▶ **INFORMATION SUPPLIED**:
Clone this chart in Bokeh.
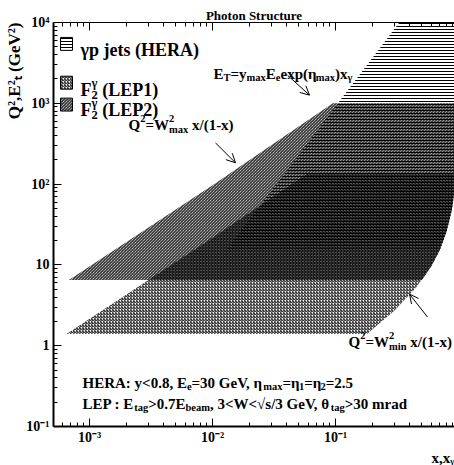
import math
from bokeh.plotting import figure
from bokeh.models import Label, Arrow, OpenHead, LogAxis, FixedTicker, Range1d, Title
from bokeh.embed import file_html
from bokeh.resources import INLINE

# ---------------- data (vertices inside the visible window) ----------------
# F2 gamma (LEP1): Q^2 between its minimum and maximum, below the W_max line, left of the W_min curve
lep1_x = [6.5e-4, 0.18, 0.30, 0.45, 0.60, 0.70, 0.80, 0.88, 0.925, 0.925, 0.059, 0.01]
lep1_q2 = [1.4, 1.4, 2.7, 5.2, 9.6, 15, 26, 47, 80, 135, 135, 21.7]
# F2 gamma (LEP2)
lep2_x = [6.8e-4, 0.505, 0.60, 0.70, 0.80, 0.88, 0.925, 0.925, 0.095, 0.01]
lep2_q2 = [6.5, 6.5, 9.6, 15, 26, 47, 80, 1000, 1000, 96.6]
# gamma p jets (HERA): E_T^2 above its minimum, right of the E_T line
hera_x = [0.0132, 0.714, 0.80, 0.88, 0.925, 0.925, 0.33]
hera_et2 = [16, 16, 26, 47, 80, 1e4, 1e4]

x_ticks = [1e-3, 1e-2, 1e-1]
x_tick_labels = ["10\u207b\u00b3", "10\u207b\u00b2", "10\u207b\u00b9"]
y_ticks = [0.1, 1, 10, 100, 1000, 10000]
y_tick_labels = ["10\u207b\u00b9", "1", "10", "10\u00b2", "10\u00b3", "10\u2074"]

# ---------------- layout ----------------
W, H = 454, 465
XL, XR, YT, YB = 53, 454, 22, 428
LX0, LX1 = -3.293, -0.033
LY0, LY1 = -1.0, 4.0

def X(px):
    return 10 ** (LX0 + (px - XL) / (XR - XL) * (LX1 - LX0))

def Y(py):
    return 10 ** (LY0 + (YB - py) / (YB - YT) * (LY1 - LY0))

FONT = "Liberation Serif"

p = figure(width=W, height=H, x_axis_type="log", y_axis_type="log",
           x_range=Range1d(10 ** LX0, 10 ** LX1), y_range=Range1d(10 ** LY0, 10 ** LY1),
           output_backend="svg", toolbar_location=None,
           min_border_left=XL, min_border_right=W - XR, min_border_top=YT, min_border_bottom=H - YB,
           outline_line_color=None, background_fill_color="white", border_fill_color="white")
p.grid.visible = False

x_minor = [k * 10 ** n for n in range(-4, 1) for k in range(2, 10)]
y_minor = [k * 10 ** n for n in range(-1, 4) for k in range(2, 10)]

def style_axis(ax, major, minor, labels, show_labels=True, lw=2):
    ax.ticker = FixedTicker(ticks=major, minor_ticks=minor)
    ax.major_label_overrides = {v: l for v, l in zip(major, labels)}
    ax.axis_line_width = lw
    ax.axis_line_color = "black"
    ax.major_tick_in = 8
    ax.major_tick_out = 0
    ax.minor_tick_in = 4
    ax.minor_tick_out = 0
    ax.major_tick_line_color = "black"
    ax.minor_tick_line_color = "black"
    ax.major_label_text_font = FONT
    ax.major_label_text_font_style = "bold"
    ax.major_label_text_font_size = "14px" if show_labels else "0px"
    ax.major_label_text_color = "black"

style_axis(p.xaxis[0], x_ticks, x_minor, x_tick_labels)
p.xaxis[0].major_label_standoff = 3
style_axis(p.yaxis[0], y_ticks, y_minor, y_tick_labels)
p.yaxis[0].major_label_standoff = 4

top = LogAxis()
style_axis(top, x_ticks, x_minor, ["", "", ""], show_labels=False, lw=1)
top.major_label_standoff = 0
p.add_layout(top, "above")

tfont = dict(text_font=FONT, text_font_style="bold", text_color="black", standoff=0)
p.add_layout(Title(text="Photon Structure", align="center", text_font_size="13px", **tfont), "above")
p.add_layout(Title(text="Q\u00b2,E\u00b2\u209c (GeV\u00b2)", align="right", text_font_size="17px", **tfont), "left")
p.add_layout(Title(text="x,x\u1d67", align="right", text_font_size="15px", **tfont), "below")

# ---------------- hatched regions ----------------
common = dict(fill_color="white", fill_alpha=0, line_color=None, hatch_color="black",
              hatch_alpha=1.0, hatch_weight=1)
p.patch(lep1_x, lep1_q2, hatch_pattern="/", hatch_scale=3, **common)
p.patch(lep2_x, lep2_q2, hatch_pattern="\\", hatch_scale=3, **common)
p.patch(hera_x, hera_et2, hatch_pattern="-", hatch_scale=3, **common)

# legend swatches (pixel layout positions)
sw = [(37, "-", 3), (76, "/", 3), (98, "\\", 3)]
for top_px, pat, sc in sw:
    p.quad(left=X(60), right=X(72), top=Y(top_px), bottom=Y(top_px + 13),
           fill_color="white", fill_alpha=0, line_color="black", line_width=1,
           hatch_pattern=pat, hatch_scale=sc, hatch_color="black", hatch_weight=1)

# ---------------- rich text helper ----------------
TB = {" ": 250, "!": 333, "(": 333, ")": 333, ",": 250, "-": 333, ".": 250, "/": 278,
      ":": 333, ";": 333, "<": 570, "=": 570, ">": 570,
      "A": 722, "B": 667, "C": 722, "D": 722, "E": 667, "F": 611, "G": 778, "H": 778, "I": 389,
      "J": 500, "K": 778, "L": 667, "M": 944, "N": 722, "O": 778, "P": 611, "Q": 778, "R": 722,
      "S": 556, "T": 667, "U": 722, "V": 722, "W": 1000, "X": 722, "Y": 722, "Z": 667,
      "a": 500, "b": 556, "c": 444, "d": 556, "e": 444, "f": 333, "g": 500, "h": 556, "i": 278,
      "j": 333, "k": 556, "l": 278, "m": 833, "n": 556, "o": 500, "p": 556, "q": 556, "r": 444,
      "s": 389, "t": 333, "u": 556, "v": 500, "w": 722, "x": 500, "y": 500, "z": 444,
      "\u03b3": 450, "\u03b7": 520, "\u03b8": 500, "\u221a": 549}

def tw(s, size):
    return sum(TB.get(c, 500) for c in s) * size / 1000.0

def put(px, py, text, fs, angle):
    p.add_layout(Label(x=X(px), y=Y(py), text=text, angle=angle, angle_units="rad",
                       text_font=FONT, text_font_style="bold", text_font_size=f"{fs:.1f}px",
                       text_color="black", text_baseline="alphabetic", text_align="left"))

def rich(px, py, segs, size, angle=0.0):
    dx, dy = math.cos(angle), -math.sin(angle)
    ux, uy = -math.sin(angle), -math.cos(angle)
    small = size * 0.7
    state = {"adv": 0.0}

    def emit(txt, fs, shift):
        lead = len(txt) - len(txt.lstrip(" "))
        a = state["adv"] + tw(" " * lead, fs)
        t = txt.strip(" ")
        if t:
            put(px + a * dx + shift * ux, py + a * dy + shift * uy, t, fs, angle)
        return tw(txt, fs)

    for seg in segs:
        if isinstance(seg, str):
            seg = (seg, "n")
        txt, kind = seg
        if kind == "n":
            state["adv"] += emit(txt, size, 0)
        elif kind == "sup":
            state["adv"] += emit(txt, small, 0.42 * size)
        elif kind == "sub":
            state["adv"] += emit(txt, small, -0.25 * size)
        elif kind == "ss":
            sup, sub = txt
            w1 = emit(sup, small, 0.42 * size)
            w2 = emit(sub, small, -0.28 * size)
            state["adv"] += max(w1, w2)

# legend labels
rich(80, 50, ["\u03b3p jets (HERA)"], 18)
rich(80, 90, ["F", (("\u03b3", "2"), "ss"), " (LEP1)"], 18)
rich(80, 110, ["F", (("\u03b3", "2"), "ss"), " (LEP2)"], 18)

# curve annotations
rich(213, 74, ["E", ("T", "sub"), "=y", ("max", "sub"), "E", ("e", "sub"), "exp(\u03b7", ("max", "sub"),
               ")x", ("\u03b3", "sub")], 15)
rich(128, 125, ["Q", ("2", "sup"), "=W", (("2", "max"), "ss"), " x/(1-x)"], 15)
rich(348, 343, ["Q", ("2", "sup"), "=W", (("2", "min"), "ss"), " x/(1-x)"], 15)

# cut descriptions
rich(82, 384, ["HERA: y<0.8, E", ("e", "sub"), "=30 GeV, \u03b7", ("max", "sub"), "=\u03b7", ("1", "sub"),
               "=\u03b7", ("2", "sub"), "=2.5"], 15)
rich(82, 405, ["LEP : E", ("tag", "sub"), ">0.7E", ("beam", "sub"), ", 3<W<\u221as/3 GeV, \u03b8",
               ("tag", "sub"), ">30 mrad"], 15)

for (x0, y0, x1, y1) in [(287, 75, 309, 95), (215, 143, 235, 163), (427, 318, 409, 295)]:
    p.add_layout(Arrow(end=OpenHead(size=9, line_width=1, line_color="black"),
                       x_start=X(x0), y_start=Y(y0), x_end=X(x1), y_end=Y(y1),
                       line_width=1, line_color="black"))

open("out.html", "w").write(file_html(p, INLINE))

▶ **TASK DETAILS**: Return only the lines running from the top of the data to the line that holds "from bokeh.resources import INLINE". Include both of those lines, but skip the pictures.

▶ **EXERCISE RESPONSE**:
Clone this chart in Bokeh.
import math
from bokeh.plotting import figure
from bokeh.models import Label, Arrow, OpenHead, LogAxis, FixedTicker, Range1d, Title
from bokeh.embed import file_html
from bokeh.resources import INLINE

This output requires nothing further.